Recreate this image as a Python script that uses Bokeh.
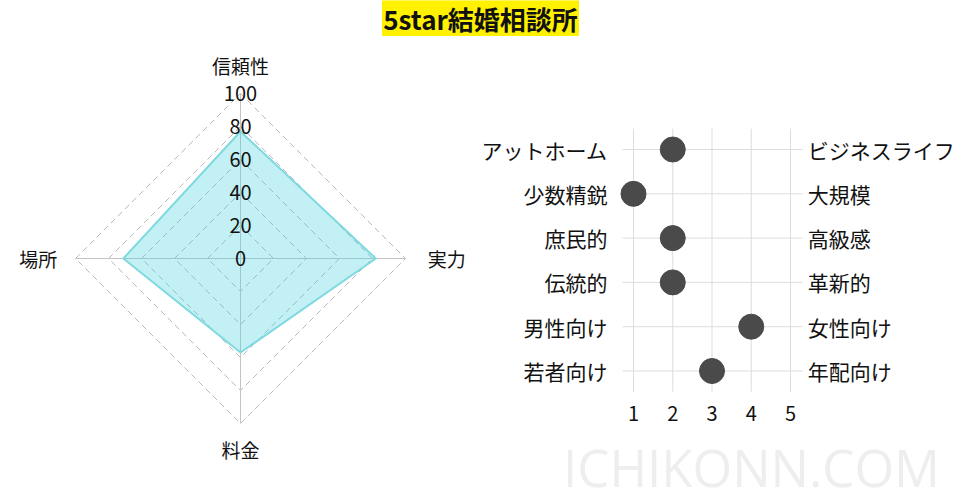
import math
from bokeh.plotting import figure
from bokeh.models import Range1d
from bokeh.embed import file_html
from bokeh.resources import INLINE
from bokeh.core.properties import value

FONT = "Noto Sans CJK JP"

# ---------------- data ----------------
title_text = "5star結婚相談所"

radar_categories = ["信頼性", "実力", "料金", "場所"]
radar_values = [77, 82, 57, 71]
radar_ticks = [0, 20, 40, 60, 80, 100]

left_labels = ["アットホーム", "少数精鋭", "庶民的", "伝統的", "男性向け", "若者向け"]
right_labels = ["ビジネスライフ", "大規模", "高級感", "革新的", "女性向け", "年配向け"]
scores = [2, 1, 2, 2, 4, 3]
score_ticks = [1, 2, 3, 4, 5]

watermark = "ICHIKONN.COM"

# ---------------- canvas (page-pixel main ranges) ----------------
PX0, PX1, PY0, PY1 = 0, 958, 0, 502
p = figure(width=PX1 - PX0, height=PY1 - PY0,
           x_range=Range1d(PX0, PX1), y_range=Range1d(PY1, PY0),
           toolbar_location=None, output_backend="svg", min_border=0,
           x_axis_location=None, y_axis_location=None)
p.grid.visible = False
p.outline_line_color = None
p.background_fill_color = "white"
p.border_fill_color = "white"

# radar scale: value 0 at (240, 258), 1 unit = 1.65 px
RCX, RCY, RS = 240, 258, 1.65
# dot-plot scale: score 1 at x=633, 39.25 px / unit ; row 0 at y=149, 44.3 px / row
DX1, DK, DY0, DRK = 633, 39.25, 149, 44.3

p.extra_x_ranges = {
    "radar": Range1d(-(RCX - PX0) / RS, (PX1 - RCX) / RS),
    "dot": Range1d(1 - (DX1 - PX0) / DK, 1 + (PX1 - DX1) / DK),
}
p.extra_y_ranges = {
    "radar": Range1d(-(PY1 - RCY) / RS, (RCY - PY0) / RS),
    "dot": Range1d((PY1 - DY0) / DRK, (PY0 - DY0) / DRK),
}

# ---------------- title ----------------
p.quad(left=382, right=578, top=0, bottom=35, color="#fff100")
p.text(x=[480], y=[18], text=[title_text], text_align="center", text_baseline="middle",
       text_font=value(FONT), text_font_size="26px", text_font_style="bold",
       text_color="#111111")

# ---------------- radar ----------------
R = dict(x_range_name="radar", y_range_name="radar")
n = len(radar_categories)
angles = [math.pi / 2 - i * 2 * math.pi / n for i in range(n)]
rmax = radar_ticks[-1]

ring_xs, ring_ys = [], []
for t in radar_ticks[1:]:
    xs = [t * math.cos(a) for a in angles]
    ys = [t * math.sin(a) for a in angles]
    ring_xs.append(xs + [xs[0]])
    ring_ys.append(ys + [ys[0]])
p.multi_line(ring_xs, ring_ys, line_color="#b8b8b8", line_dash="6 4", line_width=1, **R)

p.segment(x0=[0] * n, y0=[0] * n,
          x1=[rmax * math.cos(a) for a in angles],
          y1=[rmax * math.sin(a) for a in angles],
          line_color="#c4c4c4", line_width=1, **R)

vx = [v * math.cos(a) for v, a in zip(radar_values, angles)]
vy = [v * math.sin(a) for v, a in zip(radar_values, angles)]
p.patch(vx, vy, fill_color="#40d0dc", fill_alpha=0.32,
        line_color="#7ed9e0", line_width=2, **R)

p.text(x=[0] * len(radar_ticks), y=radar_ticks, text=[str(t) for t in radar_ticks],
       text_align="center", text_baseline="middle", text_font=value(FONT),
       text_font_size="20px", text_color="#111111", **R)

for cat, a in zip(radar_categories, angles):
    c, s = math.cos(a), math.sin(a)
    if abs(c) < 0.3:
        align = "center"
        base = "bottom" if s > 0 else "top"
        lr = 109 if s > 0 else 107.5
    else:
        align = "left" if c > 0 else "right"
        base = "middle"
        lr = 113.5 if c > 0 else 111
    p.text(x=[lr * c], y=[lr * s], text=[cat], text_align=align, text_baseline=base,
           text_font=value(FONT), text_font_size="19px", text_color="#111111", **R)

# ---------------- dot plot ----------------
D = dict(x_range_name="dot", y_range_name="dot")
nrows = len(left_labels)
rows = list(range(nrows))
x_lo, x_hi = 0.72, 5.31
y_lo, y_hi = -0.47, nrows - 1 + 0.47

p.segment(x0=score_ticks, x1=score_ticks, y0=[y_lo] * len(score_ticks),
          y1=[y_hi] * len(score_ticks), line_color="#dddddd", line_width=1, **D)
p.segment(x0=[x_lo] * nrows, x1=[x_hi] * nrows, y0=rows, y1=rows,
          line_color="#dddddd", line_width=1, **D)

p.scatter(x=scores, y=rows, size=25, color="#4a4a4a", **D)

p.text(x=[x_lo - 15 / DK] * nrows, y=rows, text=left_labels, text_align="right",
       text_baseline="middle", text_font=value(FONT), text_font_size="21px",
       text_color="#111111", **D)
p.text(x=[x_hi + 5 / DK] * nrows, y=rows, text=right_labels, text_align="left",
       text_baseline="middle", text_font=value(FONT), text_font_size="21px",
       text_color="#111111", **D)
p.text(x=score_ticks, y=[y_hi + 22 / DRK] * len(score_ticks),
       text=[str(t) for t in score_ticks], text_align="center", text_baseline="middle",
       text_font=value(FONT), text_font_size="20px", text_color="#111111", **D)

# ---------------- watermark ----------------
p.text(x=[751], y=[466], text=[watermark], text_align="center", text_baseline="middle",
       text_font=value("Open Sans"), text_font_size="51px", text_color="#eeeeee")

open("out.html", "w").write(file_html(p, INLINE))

### Required work
Reproduce the listing word for word and omit its pictures.

### Response to this task
Recreate this image as a Python script that uses Bokeh.
import math
from bokeh.plotting import figure
from bokeh.models import Range1d
from bokeh.embed import file_html
from bokeh.resources import INLINE
from bokeh.core.properties import value

FONT = "Noto Sans CJK JP"

# ---------------- data ----------------
title_text = "5star結婚相談所"

radar_categories = ["信頼性", "実力", "料金", "場所"]
radar_values = [77, 82, 57, 71]
radar_ticks = [0, 20, 40, 60, 80, 100]

left_labels = ["アットホーム", "少数精鋭", "庶民的", "伝統的", "男性向け", "若者向け"]
right_labels = ["ビジネスライフ", "大規模", "高級感", "革新的", "女性向け", "年配向け"]
scores = [2, 1, 2, 2, 4, 3]
score_ticks = [1, 2, 3, 4, 5]

watermark = "ICHIKONN.COM"

# ---------------- canvas (page-pixel main ranges) ----------------
PX0, PX1, PY0, PY1 = 0, 958, 0, 502
p = figure(width=PX1 - PX0, height=PY1 - PY0,
           x_range=Range1d(PX0, PX1), y_range=Range1d(PY1, PY0),
           toolbar_location=None, output_backend="svg", min_border=0,
           x_axis_location=None, y_axis_location=None)
p.grid.visible = False
p.outline_line_color = None
p.background_fill_color = "white"
p.border_fill_color = "white"

# radar scale: value 0 at (240, 258), 1 unit = 1.65 px
RCX, RCY, RS = 240, 258, 1.65
# dot-plot scale: score 1 at x=633, 39.25 px / unit ; row 0 at y=149, 44.3 px / row
DX1, DK, DY0, DRK = 633, 39.25, 149, 44.3

p.extra_x_ranges = {
    "radar": Range1d(-(RCX - PX0) / RS, (PX1 - RCX) / RS),
    "dot": Range1d(1 - (DX1 - PX0) / DK, 1 + (PX1 - DX1) / DK),
}
p.extra_y_ranges = {
    "radar": Range1d(-(PY1 - RCY) / RS, (RCY - PY0) / RS),
    "dot": Range1d((PY1 - DY0) / DRK, (PY0 - DY0) / DRK),
}

# ---------------- title ----------------
p.quad(left=382, right=578, top=0, bottom=35, color="#fff100")
p.text(x=[480], y=[18], text=[title_text], text_align="center", text_baseline="middle",
       text_font=value(FONT), text_font_size="26px", text_font_style="bold",
       text_color="#111111")

# ---------------- radar ----------------
R = dict(x_range_name="radar", y_range_name="radar")
n = len(radar_categories)
angles = [math.pi / 2 - i * 2 * math.pi / n for i in range(n)]
rmax = radar_ticks[-1]

ring_xs, ring_ys = [], []
for t in radar_ticks[1:]:
    xs = [t * math.cos(a) for a in angles]
    ys = [t * math.sin(a) for a in angles]
    ring_xs.append(xs + [xs[0]])
    ring_ys.append(ys + [ys[0]])
p.multi_line(ring_xs, ring_ys, line_color="#b8b8b8", line_dash="6 4", line_width=1, **R)

p.segment(x0=[0] * n, y0=[0] * n,
          x1=[rmax * math.cos(a) for a in angles],
          y1=[rmax * math.sin(a) for a in angles],
          line_color="#c4c4c4", line_width=1, **R)

vx = [v * math.cos(a) for v, a in zip(radar_values, angles)]
vy = [v * math.sin(a) for v, a in zip(radar_values, angles)]
p.patch(vx, vy, fill_color="#40d0dc", fill_alpha=0.32,
        line_color="#7ed9e0", line_width=2, **R)

p.text(x=[0] * len(radar_ticks), y=radar_ticks, text=[str(t) for t in radar_ticks],
       text_align="center", text_baseline="middle", text_font=value(FONT),
       text_font_size="20px", text_color="#111111", **R)

for cat, a in zip(radar_categories, angles):
    c, s = math.cos(a), math.sin(a)
    if abs(c) < 0.3:
        align = "center"
        base = "bottom" if s > 0 else "top"
        lr = 109 if s > 0 else 107.5
    else:
        align = "left" if c > 0 else "right"
        base = "middle"
        lr = 113.5 if c > 0 else 111
    p.text(x=[lr * c], y=[lr * s], text=[cat], text_align=align, text_baseline=base,
           text_font=value(FONT), text_font_size="19px", text_color="#111111", **R)

# ---------------- dot plot ----------------
D = dict(x_range_name="dot", y_range_name="dot")
nrows = len(left_labels)
rows = list(range(nrows))
x_lo, x_hi = 0.72, 5.31
y_lo, y_hi = -0.47, nrows - 1 + 0.47

p.segment(x0=score_ticks, x1=score_ticks, y0=[y_lo] * len(score_ticks),
          y1=[y_hi] * len(score_ticks), line_color="#dddddd", line_width=1, **D)
p.segment(x0=[x_lo] * nrows, x1=[x_hi] * nrows, y0=rows, y1=rows,
          line_color="#dddddd", line_width=1, **D)

p.scatter(x=scores, y=rows, size=25, color="#4a4a4a", **D)

p.text(x=[x_lo - 15 / DK] * nrows, y=rows, text=left_labels, text_align="right",
       text_baseline="middle", text_font=value(FONT), text_font_size="21px",
       text_color="#111111", **D)
p.text(x=[x_hi + 5 / DK] * nrows, y=rows, text=right_labels, text_align="left",
       text_baseline="middle", text_font=value(FONT), text_font_size="21px",
       text_color="#111111", **D)
p.text(x=score_ticks, y=[y_hi + 22 / DRK] * len(score_ticks),
       text=[str(t) for t in score_ticks], text_align="center", text_baseline="middle",
       text_font=value(FONT), text_font_size="20px", text_color="#111111", **D)

# ---------------- watermark ----------------
p.text(x=[751], y=[466], text=[watermark], text_align="center", text_baseline="middle",
       text_font=value("Open Sans"), text_font_size="51px", text_color="#eeeeee")

open("out.html", "w").write(file_html(p, INLINE))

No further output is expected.